__DATASET EXCERPT__.
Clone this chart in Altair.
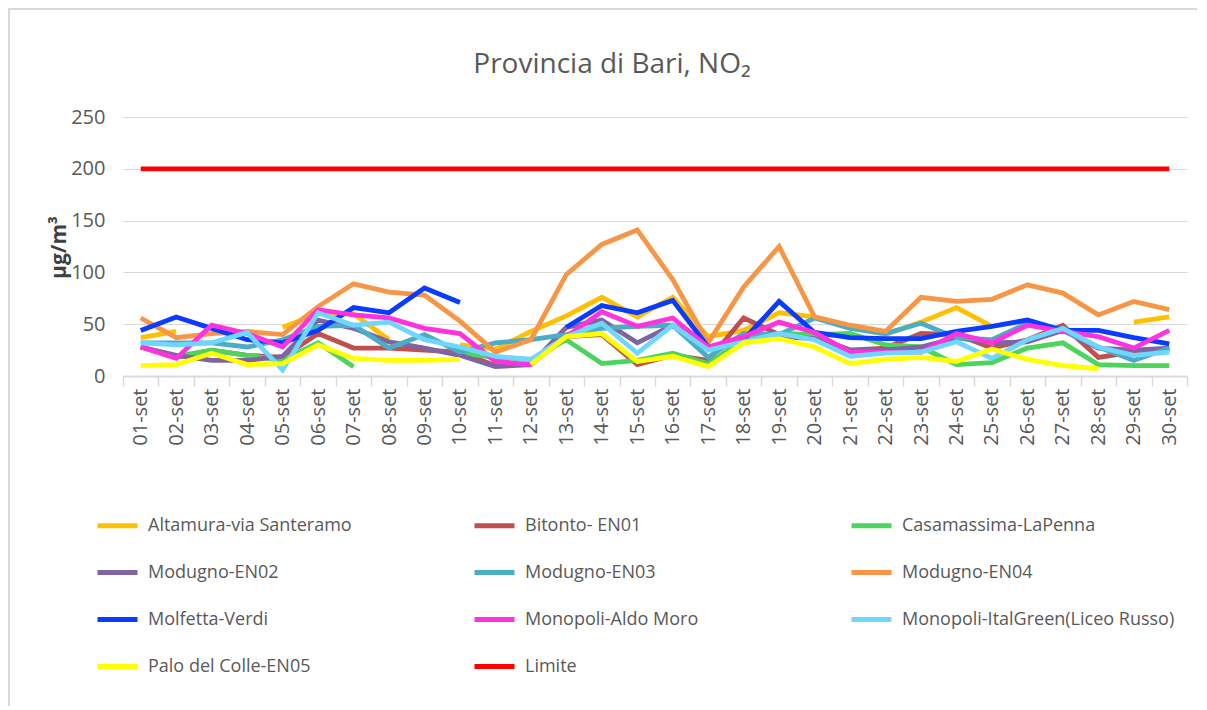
import altair as alt
import pandas as pd

days = ["01-set", "02-set", "03-set", "04-set", "05-set", "06-set", "07-set", "08-set", "09-set", "10-set",
        "11-set", "12-set", "13-set", "14-set", "15-set", "16-set", "17-set", "18-set", "19-set", "20-set",
        "21-set", "22-set", "23-set", "24-set", "25-set", "26-set", "27-set", "28-set", "29-set", "30-set"]

altamura = [37, 43, None, None, 47, 60, 60, 35, None, 30, 26, 43, 58, 76, 57, 76, 38, 44, 61, 57, 47, 40, 52, 66, 48, None, None, None, 52, 57]
bitonto = [28, 18, 25, 20, 18, 41, 27, 27, 25, 23, 10, 12, 38, 40, 11, 20, 15, 56, 40, 38, 25, 27, 41, 40, 27, 35, 49, 18, 23, 26]
casamassima = [28, 19, 25, 20, 15, 32, 9, None, None, 22, 18, 16, 35, 12, 15, 22, 12, 35, 41, 40, 41, 30, 28, 11, 13, 27, 32, 11, 10, 10]
modugno02 = [28, 20, 15, 15, 19, 54, 46, 33, 27, 20, 9, 11, 47, 54, 32, 49, 28, 33, 38, 36, 25, 25, 28, 37, 32, 33, 44, 27, 25, 27]
modugno03 = [32, 32, 32, 28, 35, 48, 49, 27, 40, 23, 32, 35, 40, 46, 48, 49, 18, 41, 40, 56, 46, 41, 51, 37, 35, 51, 44, 28, 15, 27]
modugno04 = [56, 37, 41, 43, 40, 67, 89, 81, 78, 53, 23, 35, 98, 127, 141, 93, 32, 86, 125, 57, 49, 43, 76, 72, 74, 88, 80, 59, 72, 64]
molfetta = [44, 57, 46, 35, 32, 44, 66, 61, 85, 71, None, None, 47, 68, 61, 73, 28, 35, 72, 42, 37, 36, 36, 43, 48, 54, 44, 44, 37, 31]
monopoli_am = [28, 17, 49, 41, 28, 64, 59, 56, 46, 41, 14, 11, 38, 62, 48, 56, 28, 38, 52, 42, 23, 23, 23, 41, 32, 49, 43, 38, 27, 44]
monopoli_ig = [32, 30, 32, 42, 6, 61, 49, 52, 35, 28, 19, 16, 38, 51, 22, 49, 25, 33, 41, 35, 19, 22, 23, 33, 17, 35, 46, 28, 20, 23]
palo = [10, 11, 22, 11, 12, 30, 17, 15, 15, 16, None, 11, 38, 41, 14, 19, 9, 32, 36, 28, 12, 16, 18, 14, 26, 16, 10, 7, None, None]
limite = [200, 200, 200, 200, 200, 200, 200, 200, 200, 200, 200, 200, 200, 200, 200,
          200, 200, 200, 200, 200, 200, 200, 200, 200, 200, 200, 200, 200, 200, 200]

names = ["Altamura-via Santeramo", "Bitonto- EN01", "Casamassima-LaPenna",
         "Modugno-EN02", "Modugno-EN03", "Modugno-EN04",
         "Molfetta-Verdi", "Monopoli-Aldo Moro", "Monopoli-ItalGreen(Liceo Russo)",
         "Palo del Colle-EN05", "Limite"]
series = [altamura, bitonto, casamassima, modugno02, modugno03, modugno04,
          molfetta, monopoli_am, monopoli_ig, palo, limite]
colors = ["#FFC000", "#C0504D", "#4CD45C", "#8064A2", "#4BACC6", "#F79646",
          "#0A3CFF", "#FF33DD", "#6FD6FF", "#FFFF00", "#FF0000"]

# legend fills column by column: reorder so it reads row by row (3 columns, 4 rows)
legend_order = [0, 3, 6, 9, 1, 4, 7, 10, 2, 5, 8]
leg_names = [names[i] for i in legend_order]
leg_colors = [colors[i] for i in legend_order]

rows = []
for name, vals in zip(names, series):
    for d, v in zip(days, vals):
        rows.append({"day": d, "series": name, "value": v})
df = pd.DataFrame(rows)

W, H = 1064, 259
FONT = "Open Sans"
GRAY = "#595959"

lines = alt.Chart(df).mark_line(strokeWidth=4.8, invalid="break-paths-show-domains").encode(
    x=alt.X("day:N", sort=days, bandPosition=0.5,
            scale=alt.Scale(type="band", paddingInner=0, paddingOuter=0),
            axis=alt.Axis(title=None, labelAngle=270, labelAlign="right", labelBaseline="middle",
                          tickBand="extent", grid=False, labelFontSize=20, labelColor=GRAY,
                          labelFont=FONT, labelPadding=2, tickSize=10, tickColor="#D9D9D9",
                          tickWidth=1.5, domainColor="#D9D9D9", domainWidth=2)),
    y=alt.Y("value:Q", scale=alt.Scale(domain=[0, 250], nice=False),
            axis=alt.Axis(values=[0, 50, 100, 150, 200, 250], grid=True, gridColor="#D9D9D9",
                          gridWidth=1.2, domain=False, ticks=False, labelFontSize=20,
                          labelColor=GRAY, labelFont=FONT, labelPadding=18,
                          title="µg/m³", titleFontSize=21, titleColor="#404040", titleFont=FONT,
                          titleFontWeight="bold", titleAngle=270, titleX=-64, titleY=130,
                          titleAlign="center", titleBaseline="middle")),
    color=alt.Color("series:N",
                    scale=alt.Scale(domain=leg_names, range=leg_colors),
                    legend=alt.Legend(title=None, orient="none", legendX=-28, legendY=386,
                                      columns=3, symbolType="stroke", symbolSize=1600,
                                      symbolStrokeWidth=5, labelFontSize=18, labelColor=GRAY,
                                      labelFont=FONT, labelLimit=400, labelOffset=8,
                                      columnPadding=43, rowPadding=14, gridAlign="all")),
)

one = pd.DataFrame({"k": [0]})
frame_top = alt.Chart(one).mark_rule(stroke="#D9D9D9", strokeWidth=2).encode(
    x=alt.value(-115), x2=alt.value(1100), y=alt.value(-108))
frame_left = alt.Chart(one).mark_rule(stroke="#D9D9D9", strokeWidth=2).encode(
    x=alt.value(-114), y=alt.value(-108), y2=alt.value(700))

title = alt.Chart(pd.DataFrame({"t": ["Provincia di Bari, NO₂"]})).mark_text(
    fontSize=28, font=FONT, color=GRAY, align="center", baseline="middle"
).encode(text="t:N", x=alt.value(489), y=alt.value(-52))

chart = alt.layer(frame_top, frame_left, lines, title).properties(
    width=W, height=H,
    padding={"left": 115, "top": 109, "right": 10, "bottom": 330},
    autosize=alt.AutoSizeParams(type="none"),
).configure_view(stroke=None)

chart.save("out.html", embed_options={"renderer": "svg", "actions": False})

__DO THIS__.
Quote the data above in full, leaving out the pictures it holds.

__ANSWER TO THIS PROBLEM__.
Clone this chart in Altair.
import altair as alt
import pandas as pd

days = ["01-set", "02-set", "03-set", "04-set", "05-set", "06-set", "07-set", "08-set", "09-set", "10-set",
        "11-set", "12-set", "13-set", "14-set", "15-set", "16-set", "17-set", "18-set", "19-set", "20-set",
        "21-set", "22-set", "23-set", "24-set", "25-set", "26-set", "27-set", "28-set", "29-set", "30-set"]

altamura = [37, 43, None, None, 47, 60, 60, 35, None, 30, 26, 43, 58, 76, 57, 76, 38, 44, 61, 57, 47, 40, 52, 66, 48, None, None, None, 52, 57]
bitonto = [28, 18, 25, 20, 18, 41, 27, 27, 25, 23, 10, 12, 38, 40, 11, 20, 15, 56, 40, 38, 25, 27, 41, 40, 27, 35, 49, 18, 23, 26]
casamassima = [28, 19, 25, 20, 15, 32, 9, None, None, 22, 18, 16, 35, 12, 15, 22, 12, 35, 41, 40, 41, 30, 28, 11, 13, 27, 32, 11, 10, 10]
modugno02 = [28, 20, 15, 15, 19, 54, 46, 33, 27, 20, 9, 11, 47, 54, 32, 49, 28, 33, 38, 36, 25, 25, 28, 37, 32, 33, 44, 27, 25, 27]
modugno03 = [32, 32, 32, 28, 35, 48, 49, 27, 40, 23, 32, 35, 40, 46, 48, 49, 18, 41, 40, 56, 46, 41, 51, 37, 35, 51, 44, 28, 15, 27]
modugno04 = [56, 37, 41, 43, 40, 67, 89, 81, 78, 53, 23, 35, 98, 127, 141, 93, 32, 86, 125, 57, 49, 43, 76, 72, 74, 88, 80, 59, 72, 64]
molfetta = [44, 57, 46, 35, 32, 44, 66, 61, 85, 71, None, None, 47, 68, 61, 73, 28, 35, 72, 42, 37, 36, 36, 43, 48, 54, 44, 44, 37, 31]
monopoli_am = [28, 17, 49, 41, 28, 64, 59, 56, 46, 41, 14, 11, 38, 62, 48, 56, 28, 38, 52, 42, 23, 23, 23, 41, 32, 49, 43, 38, 27, 44]
monopoli_ig = [32, 30, 32, 42, 6, 61, 49, 52, 35, 28, 19, 16, 38, 51, 22, 49, 25, 33, 41, 35, 19, 22, 23, 33, 17, 35, 46, 28, 20, 23]
palo = [10, 11, 22, 11, 12, 30, 17, 15, 15, 16, None, 11, 38, 41, 14, 19, 9, 32, 36, 28, 12, 16, 18, 14, 26, 16, 10, 7, None, None]
limite = [200, 200, 200, 200, 200, 200, 200, 200, 200, 200, 200, 200, 200, 200, 200,
          200, 200, 200, 200, 200, 200, 200, 200, 200, 200, 200, 200, 200, 200, 200]

names = ["Altamura-via Santeramo", "Bitonto- EN01", "Casamassima-LaPenna",
         "Modugno-EN02", "Modugno-EN03", "Modugno-EN04",
         "Molfetta-Verdi", "Monopoli-Aldo Moro", "Monopoli-ItalGreen(Liceo Russo)",
         "Palo del Colle-EN05", "Limite"]
series = [altamura, bitonto, casamassima, modugno02, modugno03, modugno04,
          molfetta, monopoli_am, monopoli_ig, palo, limite]
colors = ["#FFC000", "#C0504D", "#4CD45C", "#8064A2", "#4BACC6", "#F79646",
          "#0A3CFF", "#FF33DD", "#6FD6FF", "#FFFF00", "#FF0000"]

# legend fills column by column: reorder so it reads row by row (3 columns, 4 rows)
legend_order = [0, 3, 6, 9, 1, 4, 7, 10, 2, 5, 8]
leg_names = [names[i] for i in legend_order]
leg_colors = [colors[i] for i in legend_order]

rows = []
for name, vals in zip(names, series):
    for d, v in zip(days, vals):
        rows.append({"day": d, "series": name, "value": v})
df = pd.DataFrame(rows)

W, H = 1064, 259
FONT = "Open Sans"
GRAY = "#595959"

lines = alt.Chart(df).mark_line(strokeWidth=4.8, invalid="break-paths-show-domains").encode(
    x=alt.X("day:N", sort=days, bandPosition=0.5,
            scale=alt.Scale(type="band", paddingInner=0, paddingOuter=0),
            axis=alt.Axis(title=None, labelAngle=270, labelAlign="right", labelBaseline="middle",
                          tickBand="extent", grid=False, labelFontSize=20, labelColor=GRAY,
                          labelFont=FONT, labelPadding=2, tickSize=10, tickColor="#D9D9D9",
                          tickWidth=1.5, domainColor="#D9D9D9", domainWidth=2)),
    y=alt.Y("value:Q", scale=alt.Scale(domain=[0, 250], nice=False),
            axis=alt.Axis(values=[0, 50, 100, 150, 200, 250], grid=True, gridColor="#D9D9D9",
                          gridWidth=1.2, domain=False, ticks=False, labelFontSize=20,
                          labelColor=GRAY, labelFont=FONT, labelPadding=18,
                          title="µg/m³", titleFontSize=21, titleColor="#404040", titleFont=FONT,
                          titleFontWeight="bold", titleAngle=270, titleX=-64, titleY=130,
                          titleAlign="center", titleBaseline="middle")),
    color=alt.Color("series:N",
                    scale=alt.Scale(domain=leg_names, range=leg_colors),
                    legend=alt.Legend(title=None, orient="none", legendX=-28, legendY=386,
                                      columns=3, symbolType="stroke", symbolSize=1600,
                                      symbolStrokeWidth=5, labelFontSize=18, labelColor=GRAY,
                                      labelFont=FONT, labelLimit=400, labelOffset=8,
                                      columnPadding=43, rowPadding=14, gridAlign="all")),
)

one = pd.DataFrame({"k": [0]})
frame_top = alt.Chart(one).mark_rule(stroke="#D9D9D9", strokeWidth=2).encode(
    x=alt.value(-115), x2=alt.value(1100), y=alt.value(-108))
frame_left = alt.Chart(one).mark_rule(stroke="#D9D9D9", strokeWidth=2).encode(
    x=alt.value(-114), y=alt.value(-108), y2=alt.value(700))

title = alt.Chart(pd.DataFrame({"t": ["Provincia di Bari, NO₂"]})).mark_text(
    fontSize=28, font=FONT, color=GRAY, align="center", baseline="middle"
).encode(text="t:N", x=alt.value(489), y=alt.value(-52))

chart = alt.layer(frame_top, frame_left, lines, title).properties(
    width=W, height=H,
    padding={"left": 115, "top": 109, "right": 10, "bottom": 330},
    autosize=alt.AutoSizeParams(type="none"),
).configure_view(stroke=None)

chart.save("out.html", embed_options={"renderer": "svg", "actions": False})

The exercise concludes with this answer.